Re empty cases, see Note [Empty case alternatives] in CoreSyn. "A case expression can have empty alternatives if (and only if) the scrutinee is bound to raise an exception or diverge."
So yes, case (\_ -> ...) of {} is definitely wrong. Could someone extend Core Lint to check for this? The function to call is exprIsHNF: if we have
case e of {}
then exprIsHNF should never return True.
That is a powerful clue, and adding it to Lint will nail the moment at which it first happens. Good progress.
(I'd do it myself but I'm struggling with backlog, and only have 3 days left before going on holiday for 10 days.)
Simon
| -----Original Message-----
| From: Neil Mitchell [mailto:ndmitchell at gmail.com]
| Sent: 20 March 2015 16:57
| To: Carter Schonwald
| Cc: Simon Peyton Jones; ghc-devs at haskell.org
| Subject: Re: Shake fails test with GHC 7.10 RC3
|
| > do you use a deepSeq when catching errors from a pure computation? Or
| > is it in a context where you know the value should be treated strictly?
|
| The computation is essentially (error "here" :: IO ()), so the IO monadic
| binding should force the exception. In the full source code to Shake it's
| actually in ContT/ReaderT/IO, but a modification to insert liftIO (if
| done in exactly the right way) gives the same result. That simplified
| code is at http://community.haskell.org/~ndm/temp/src.zip
| (to run, compile with the logic from
| https://github.com/ndmitchell/shake/blob/master/.ghci :benchmark, then
| run "main oracle test").
|
| > https://github.com/ndmitchell/shake/issues/216 seems to be the ticket
| > in question
|
| That is the ticket. The test that is failing is the "oracle"

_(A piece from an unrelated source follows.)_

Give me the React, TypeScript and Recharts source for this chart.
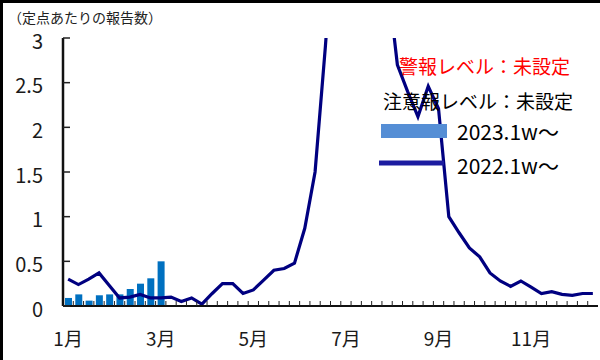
import { ComposedChart, Bar, Line, XAxis, YAxis } from "recharts";

// 週番号（カテゴリ）
const WEEKS = [
  "1", "2", "3", "4", "5", "6", "7", "8", "9", "10", "11", "12", "13",
  "14", "15", "16", "17", "18", "19", "20", "21", "22", "23", "24", "25", "26",
  "27", "28", "29", "30", "31", "32", "33", "34", "35", "36", "37", "38", "39",
  "40", "41", "42", "43", "44", "45", "46", "47", "48", "49", "50", "51", "52",
];

// 2022年 定点あたり報告数（ピーク部分は図の上端より上）
const CASES_2022 = [
  0.3, 0.24, 0.3, 0.37, 0.23, 0.09, 0.1, 0.13, 0.09, 0.09, 0.1, 0.05, 0.09,
  0.02, 0.14, 0.25, 0.25, 0.14, 0.18, 0.29, 0.4, 0.42, 0.48, 0.87, 1.5, 2.9,
  4.5, 5.5, 6.0, 5.2, 4.4, 3.7, 2.7, 2.4, 2.12, 2.46, 2.21, 1.0, 0.82, 0.65,
  0.55, 0.37, 0.28, 0.22, 0.28, 0.21, 0.14, 0.16, 0.13, 0.12, 0.14, 0.14,
];

// 2023年（第1週〜）
const CASES_2023 = [0.09, 0.13, 0.06, 0.12, 0.13, 0.13, 0.19, 0.25, 0.31, 0.5];

const Y_TICKS = [0, 0.5, 1, 1.5, 2, 2.5, 3];

const MONTH_TICKS: Record<string, string> = {
  "1": "1月",
  "10": "3月",
  "19": "5月",
  "28": "7月",
  "37": "9月",
  "46": "11月",
};

const SERIES_2023 = { name: "2023.1w～", color: "#0070C0", legend: "#558ED5" };
const SERIES_2022 = { name: "2022.1w～", color: "#000080", legend: "#1C1CA0" };

const FONT = '"Noto Sans CJK JP", "Noto Sans", sans-serif';
const W = 600;
const H = 360;
const PLOT_LEFT = 63;
const PLOT_RIGHT = 598;
const PLOT_BOTTOM = 306;
const STEP = (PLOT_RIGHT - PLOT_LEFT) / WEEKS.length;

const data = WEEKS.map((week, i) => ({
  week,
  y2022: CASES_2022[i],
  y2023: i < CASES_2023.length ? CASES_2023[i] : null,
}));

// eslint-disable-next-line @typescript-eslint/no-explicit-any
const YTick = ({ y, payload }: any) => (
  <g>
    <line x1={PLOT_LEFT} x2={PLOT_LEFT + 7} y1={y} y2={y} stroke="#222" strokeWidth={1.5} />
    <text
      x={43}
      y={y + 2}
      textAnchor="end"
      dominantBaseline="central"
      fontSize={20}
      fontFamily={FONT}
      fill="#1a1a1a"
    >
      {String(payload.value)}
    </text>
  </g>
);

// eslint-disable-next-line @typescript-eslint/no-explicit-any
const XTick = ({ x, payload }: any) => {
  const label = MONTH_TICKS[payload.value];
  const bx = x - STEP / 2;
  return (
    <g>
      {payload.value !== "1" && (
        <line x1={bx} x2={bx} y1={PLOT_BOTTOM} y2={PLOT_BOTTOM - 5} stroke="#222" strokeWidth={1} />
      )}
      {label && (
        <text x={x} y={346} textAnchor="middle" fontSize={19} fontFamily={FONT} fill="#1a1a1a">
          {label}
        </text>
      )}
    </g>
  );
};

export default function App() {
  return (
    <div style={{ position: "relative", width: W, height: H, background: "#fff" }}>
      <style>{"body{margin:0}"}</style>
      <ComposedChart
        width={W}
        height={H}
        data={data}
        margin={{ top: 38, right: 2, bottom: 0, left: 0 }}
        barCategoryGap={0}
      >
        <XAxis
          dataKey="week"
          height={54}
          interval={0}
          tickLine={false}
          tick={<XTick />}
          axisLine={{ stroke: "#111", strokeWidth: 2 }}
        />
        <XAxis
          xAxisId="top"
          dataKey="week"
          orientation="top"
          height={0}
          tick={false}
          tickLine={false}
          axisLine={{ stroke: "#404040", strokeWidth: 2.5 }}
        />
        <YAxis
          width={63}
          domain={[0, 3]}
          ticks={Y_TICKS}
          allowDataOverflow
          tickLine={false}
          tick={<YTick />}
          axisLine={{ stroke: "#111", strokeWidth: 2.5 }}
        />
        <YAxis
          yAxisId="right"
          orientation="right"
          width={0}
          domain={[0, 3]}
          tick={false}
          tickLine={false}
          axisLine={{ stroke: "#595959", strokeWidth: 2 }}
        />
        <Bar
          dataKey="y2023"
          name={SERIES_2023.name}
          fill={SERIES_2023.color}
          barSize={7}
          isAnimationActive={false}
        />
        <Line
          dataKey="y2022"
          name={SERIES_2022.name}
          type="linear"
          stroke={SERIES_2022.color}
          strokeWidth={3.2}
          dot={false}
          activeDot={false}
          isAnimationActive={false}
        />
      </ComposedChart>

      {/* 見出し・注記・凡例 */}
      <svg
        width={W}
        height={H}
        style={{ position: "absolute", left: 0, top: 0, pointerEvents: "none" }}
        fontFamily={FONT}
      >
        <rect x={0} y={0} width={W} height={3} fill="#000" />
        <rect x={0} y={0} width={3} height={H} fill="#000" />
        <text x={8} y={17} fontSize={14} dominantBaseline="central" fill="#222">
          （定点あたりの報告数）
        </text>
        <text x={399} y={65} fontSize={19} dominantBaseline="central" fill="#FF0000">
          警報レベル：未設定
        </text>
        <text x={383} y={100} fontSize={19} dominantBaseline="central" fill="#000">
          注意報レベル：未設定
        </text>
        <rect x={381} y={124} width={66} height={14} fill={SERIES_2023.legend} />
        <text x={457} y={131} fontSize={21} dominantBaseline="central" fill="#000">
          {SERIES_2023.name}
        </text>
        <line x1={379} x2={444} y1={163} y2={163} stroke={SERIES_2022.legend} strokeWidth={5} />
        <text x={457} y={165} fontSize={21} dominantBaseline="central" fill="#000">
          {SERIES_2022.name}
        </text>
      </svg>
    </div>
  );
}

| (Test.Oracle) test suite, and you can see full logs of both success and
| failure at Travis:
| https://travis-ci.org/ndmitchell/shake/builds/54748475 . Note that it
| succeeds on GHC 7.2, 7.4, 7.6 and 7.8, but fails on GHC 7.10 RC3 and GHC
| Head.
|
| Alas, the actual error is coming from deep in the middle of Shake,
| specifically this line:
| https://github.com/ndmitchell/shake/blob/master/src/Development/Shake/Cor
| e.hs#L329
|
| Thinking some more on what I saw, my best guess is that:
|
| case (\_ -> ...) of {}
|
| Is a fatal error in GHC. I am guessing that {} means there are no
| alternatives because GHC managed to show that the scrutinee throws an
| exception. In addition, evaluating a literal lambda to WHNF will not
| throw an exception, so you have a contradiction.
|
| Making increasingly wild speculative guesses, I could imagine this code
| compiling to CMM that just fell off the end of a basic block, arriving at
| the next statement of supposedly unconnected code. That actually matches
| what I'm seeing - I have the exception, using print I can see I am at the
| line before, and that I never get to the line after, but pop up somewhere
| nearby and continue onwards seemingly ignoring the exception ever
| happened.
|
| If someone can confirm the above pattern of Core is always illegal and
| always indicates a GHC error then I can reduce the test case driven
| purely by the Core, which would be far easier - at the moment Shake
| passes through these routines several times to set things up, making it
| harder to simplify them too much without changing the preparation steps.
|
| Thanks, Neil
|
|
| >>
| >> On Fri, Mar 20, 2015 at 12:01 AM, Neil Mitchell
| >> <ndmitchell at gmail.com>
| >> wrote:
| >> > More delving later, it seems the incorrect optimized version has
| >> > been turned into:
| >> >
| >> > case (\ _ [Occ=Dead, OS=OneShot] -> error "here") of _ [Occ=Dead]
| >> > {}
| >> >
| >> > While the working one has been turned into:
| >> >
| >> > errorFunc argument realWorldToken
| >> >
| >> > where errorFunc _ = error "here"
| >> >
| >> > I'm not familiar with case ... of _ {} - what does it mean when
| >> > there are no alternatives to the case? And why isn't case on a
| >> > literal lambda optimised out? Is it the OneShot annotation (perhaps
| >> > coming from the state hack?)
| >> >
| >> > The full trace is at
| >> > https://gist.github.com/ndmitchell/b222e04eb0c3a397c758. I've
| >> > uploaded bad (optimises the error out) and good (works as expected)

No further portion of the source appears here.